In September, the Jundt Art Museum at Gonzaga University unveiled a new exhibition on display through Jan. 6.
“Five Critical Decades of Art: The Stephens Collection,” is the result of 50 years of education, collection and celebration of art by Spokane residents Carolyn and Les Stephens.
The show highlights art movements such as ’60s pop art, environmental art, video art, photorealism and more through a multitude of mediums. Sculpture and folk art mingle with photography and paintings in this eclectic show.
“It’s the bulk of our collection,” Les said. “And it will stay here (at the Jundt) as a gift.”
The Stephens met in 1971 at Whitman College and came to Spokane to pursue graduate degrees at Eastern Washington University.
They acquired their first piece, a Thomas Morgan untitled figure drawing, when it was shown at EWU in a National Drawing Invitational.

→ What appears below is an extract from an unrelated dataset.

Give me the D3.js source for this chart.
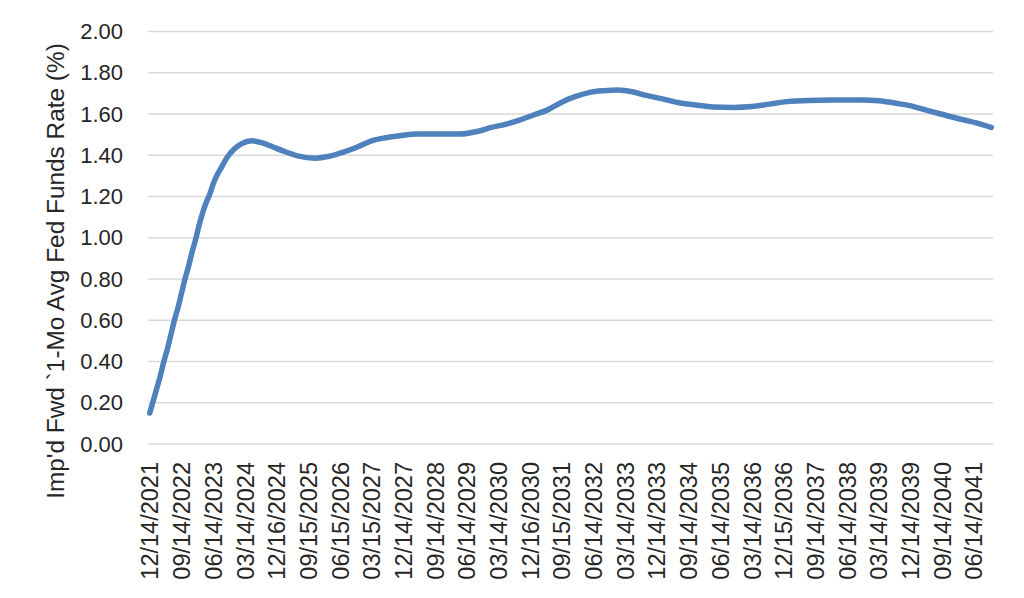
<!DOCTYPE html>
<html><head><meta charset="utf-8">
<script src="https://cdn.jsdelivr.net/npm/d3@7"></script>
<style>
html,body{margin:0;padding:0;background:#fff;}
svg{display:block;}
text{font-family:"Liberation Sans",Arial,sans-serif;fill:#262626;}
</style></head><body>
<svg id="c" width="1024" height="598"></svg>
<script>
// month (YYYY-MM) of each reading and the implied rate (%)
const months = ["2021-12","2022-01","2022-02","2022-03","2022-04","2022-05","2022-06","2022-07","2022-08","2022-09","2022-10","2022-11","2022-12","2023-01","2023-02","2023-03","2023-04","2023-05","2023-06","2023-07","2023-08","2023-10","2023-12","2024-02","2024-05","2024-08","2024-11","2025-02","2025-06","2025-11","2026-03","2026-07","2026-11","2027-03","2027-07","2027-11","2028-04","2028-10","2029-04","2029-09","2030-01","2030-05","2030-09","2031-01","2031-05","2031-09","2032-01","2032-05","2032-09","2033-01","2033-05","2033-09","2034-01","2034-06","2034-11","2035-04","2035-10","2036-03","2036-08","2037-01","2037-07","2038-02","2038-10","2039-03","2039-08","2040-01","2040-05","2040-10","2041-03","2041-07","2041-11"];
const rates = [0.15,0.21,0.27,0.33,0.40,0.46,0.53,0.60,0.66,0.73,0.80,0.86,0.93,0.99,1.06,1.12,1.17,1.21,1.26,1.30,1.33,1.39,1.43,1.455,1.47,1.46,1.44,1.42,1.397,1.386,1.395,1.415,1.44,1.47,1.485,1.495,1.503,1.503,1.503,1.515,1.535,1.55,1.57,1.595,1.62,1.657,1.685,1.705,1.713,1.716,1.708,1.69,1.676,1.656,1.644,1.634,1.632,1.636,1.648,1.66,1.666,1.668,1.668,1.664,1.652,1.636,1.616,1.594,1.572,1.556,1.535];
const tickLabels = ["12/14/2021","09/14/2022","06/14/2023","03/14/2024","12/16/2024","09/15/2025","06/15/2026","03/15/2027","12/14/2027","09/14/2028","06/14/2029","03/14/2030","12/16/2030","09/15/2031","06/14/2032","03/14/2033","12/14/2033","09/14/2034","06/14/2035","03/14/2036","12/15/2036","09/14/2037","06/14/2038","03/14/2039","12/14/2039","09/14/2040","06/14/2041"];
const yTicks = [0,0.2,0.4,0.6,0.8,1.0,1.2,1.4,1.6,1.8,2.0];
const yTitle = "Imp'd Fwd `1-Mo Avg Fed Funds Rate (%)";
const startMonth = "2021-12";
const nMonths = 240;
const labelEvery = 9;

function monthIndex(s){
  const [y,m] = s.split("-").map(Number);
  const [y0,m0] = startMonth.split("-").map(Number);
  return (y-y0)*12 + (m-m0);
}
const data = months.map((m,i)=>({i:monthIndex(m), v:rates[i]}));

const svg = d3.select("#c");
const L=148, R=993, T=31.5, B=444;
const x = d3.scaleLinear().domain([0,nMonths]).range([L,R]);
const y = d3.scaleLinear().domain([0,2]).range([B,T]);

// gridlines
svg.append("g").selectAll("line").data(yTicks).join("line")
  .attr("x1",L).attr("x2",R)
  .attr("y1",d=>y(d)).attr("y2",d=>y(d))
  .attr("stroke","#d9d9d9").attr("stroke-width",1.5);

// y axis
const ya = svg.append("g").attr("transform",`translate(${L},0)`)
  .call(d3.axisLeft(y).tickValues(yTicks).tickFormat(d3.format(".2f")).tickSize(0).tickPadding(25));
ya.select(".domain").remove();
ya.selectAll("text").style("font-size","22px").attr("fill","#262626").attr("font-family",null);

// x axis
const tickIdx = tickLabels.map((_,k)=>k*labelEvery);
const xa = svg.append("g").attr("transform",`translate(0,${B})`)
  .call(d3.axisBottom(x).tickValues(tickIdx.map(i=>i+0.5)).tickFormat((d,k)=>tickLabels[k]).tickSize(0));
xa.select(".domain").remove();
xa.selectAll("text")
  .style("font-size","23.5px").attr("fill","#262626").attr("font-family",null)
  .attr("text-anchor","end")
  .attr("transform","rotate(-90)")
  .attr("x",-18).attr("y",0).attr("dy","0.35em");

// y title
svg.append("text")
  .attr("transform","translate(64,271) rotate(-90)")
  .attr("text-anchor","middle")
  .style("font-size","24.4px")
  .text(yTitle);

// line
svg.append("path").datum(data)
  .attr("fill","none").attr("stroke","#4f81bd").attr("stroke-width",5.5)
  .attr("stroke-linecap","round").attr("stroke-linejoin","round")
  .attr("d", d3.line().x(d=>x(d.i+0.5)).y(d=>y(d.v)).curve(d3.curveMonotoneX));
</script>
</body></html>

Likewise, they discovered their second purchase, a Robert Cumming photograph of the Stellar Seals diorama from the LA Natural History Museum, at Eastern when Cumming was a visiting artist. Both works are included in the exhibit.
However, their collection truly sparked when Carolyn accepted a position to teach art history at Spokane Falls Community College. For 25 years, she took her students on spring trips to New York and Les joined them.
“We looked at art and listened to music in the heart of New York City,” he recalled.
For example, a shower curtain by famed subway artist Keith Haring hangs from a shower rod at the exhibit.
“We saw him working on chalk art in a subway in New York City,” Carolyn said.
That annual immersion into the larger art community, including trips abroad, honed their tastes and enabled them to build their collection.
“It was a slow accumulation,” Les said. “We filled our home with mostly regional artists.”
The couple arrived in Spokane at a time when the regional academic fine arts community was fully engaged with gallery directors, artists and patrons. That collaborative environment led to visits from many significant artists.
“We all supported each other,” Carolyn recalled. “We wrote lots of National Endowment for the Arts grants resulting in free lectures, exhibitions and presentations.”
Meeting so many artists who worked in various mediums broadened their perspective and their collection.
“The draw is the artist,” Les said. “When you see an entire show by an artist you get a feeling for what they’re about.”
When it came time to select the 100-plus pieces for the show, the Stephens knew Robin Dare was uniquely qualified.
Dare, the preparer and art handler at the Jundt, has known the couple for decades. He’s worked as a fine artist, carpenter, teacher, gallery curator and framer.
“This is a personal passion because I helped advise the purchase of many of these works,” Dare said, as he walked through the exhibit. “The work in this collection represents a rich history of 50 years of regional artists as well as work by really big names in the art world.”
Featured artists include Robert Mapplethorp, Ed Keinholz, Ruben Trejo. Richard Linder, Patrick Siler, Ai Weiwei and many more.
Some of the pieces evoke smiles, like Trejo’s depiction of J. Edgar Hoover complete with a Pinocchio nose or David Gilhooly’s “Chocolate Mousse.” Others invite deeper contemplation, like the pile of 2,700 hand-painted porcelain sunflower seeds from Ai Weiwei’s 2010 art installation featuring millions of the seeds.
From “Sauces” by photorealist painter Ralph Goings, to James T. Rexrode’s acrylic on panel “Hog Butchering,” the Stephens Collection offers a cross-section of contemporary art. The couple expressed delight that the majority of their collection has found a home at the Jundt.
“We want the work to be used for traveling shows and to be seen and viewed,” Les said. “We wanted to share it with the community.”